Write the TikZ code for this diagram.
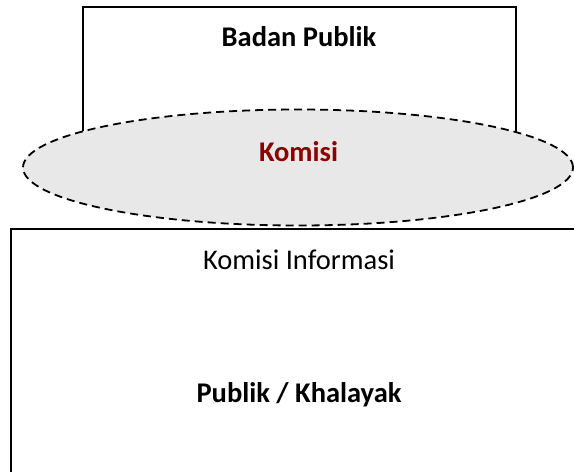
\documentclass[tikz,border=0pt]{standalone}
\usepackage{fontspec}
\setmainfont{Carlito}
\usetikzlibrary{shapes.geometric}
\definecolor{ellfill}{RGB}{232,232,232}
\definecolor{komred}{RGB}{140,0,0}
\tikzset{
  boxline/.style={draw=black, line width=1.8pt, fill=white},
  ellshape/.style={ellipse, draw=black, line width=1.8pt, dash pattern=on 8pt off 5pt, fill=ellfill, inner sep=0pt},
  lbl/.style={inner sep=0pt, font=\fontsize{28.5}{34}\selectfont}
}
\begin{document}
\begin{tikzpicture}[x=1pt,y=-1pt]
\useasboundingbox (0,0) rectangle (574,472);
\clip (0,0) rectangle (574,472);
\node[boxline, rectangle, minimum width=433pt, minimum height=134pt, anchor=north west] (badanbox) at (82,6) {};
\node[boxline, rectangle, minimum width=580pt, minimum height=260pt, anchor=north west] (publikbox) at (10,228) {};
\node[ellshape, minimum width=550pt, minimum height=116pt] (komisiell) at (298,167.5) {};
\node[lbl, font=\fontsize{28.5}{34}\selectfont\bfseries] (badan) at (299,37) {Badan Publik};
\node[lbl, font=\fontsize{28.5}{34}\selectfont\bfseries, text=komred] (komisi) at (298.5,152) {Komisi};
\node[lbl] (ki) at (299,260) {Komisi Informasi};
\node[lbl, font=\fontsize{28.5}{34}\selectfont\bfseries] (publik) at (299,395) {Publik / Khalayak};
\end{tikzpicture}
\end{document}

....................

▸ **What you need to do**:
Retype each line of the listing above word for word. Exclude the pictures.

▸ **Task response**:
Write the TikZ code for this diagram.
\documentclass[tikz,border=0pt]{standalone}
\usepackage{fontspec}
\setmainfont{Carlito}
\usetikzlibrary{shapes.geometric}
\definecolor{ellfill}{RGB}{232,232,232}
\definecolor{komred}{RGB}{140,0,0}
\tikzset{
  boxline/.style={draw=black, line width=1.8pt, fill=white},
  ellshape/.style={ellipse, draw=black, line width=1.8pt, dash pattern=on 8pt off 5pt, fill=ellfill, inner sep=0pt},
  lbl/.style={inner sep=0pt, font=\fontsize{28.5}{34}\selectfont}
}
\begin{document}
\begin{tikzpicture}[x=1pt,y=-1pt]
\useasboundingbox (0,0) rectangle (574,472);
\clip (0,0) rectangle (574,472);
\node[boxline, rectangle, minimum width=433pt, minimum height=134pt, anchor=north west] (badanbox) at (82,6) {};
\node[boxline, rectangle, minimum width=580pt, minimum height=260pt, anchor=north west] (publikbox) at (10,228) {};
\node[ellshape, minimum width=550pt, minimum height=116pt] (komisiell) at (298,167.5) {};
\node[lbl, font=\fontsize{28.5}{34}\selectfont\bfseries] (badan) at (299,37) {Badan Publik};
\node[lbl, font=\fontsize{28.5}{34}\selectfont\bfseries, text=komred] (komisi) at (298.5,152) {Komisi};
\node[lbl] (ki) at (299,260) {Komisi Informasi};
\node[lbl, font=\fontsize{28.5}{34}\selectfont\bfseries] (publik) at (299,395) {Publik / Khalayak};
\end{tikzpicture}
\end{document}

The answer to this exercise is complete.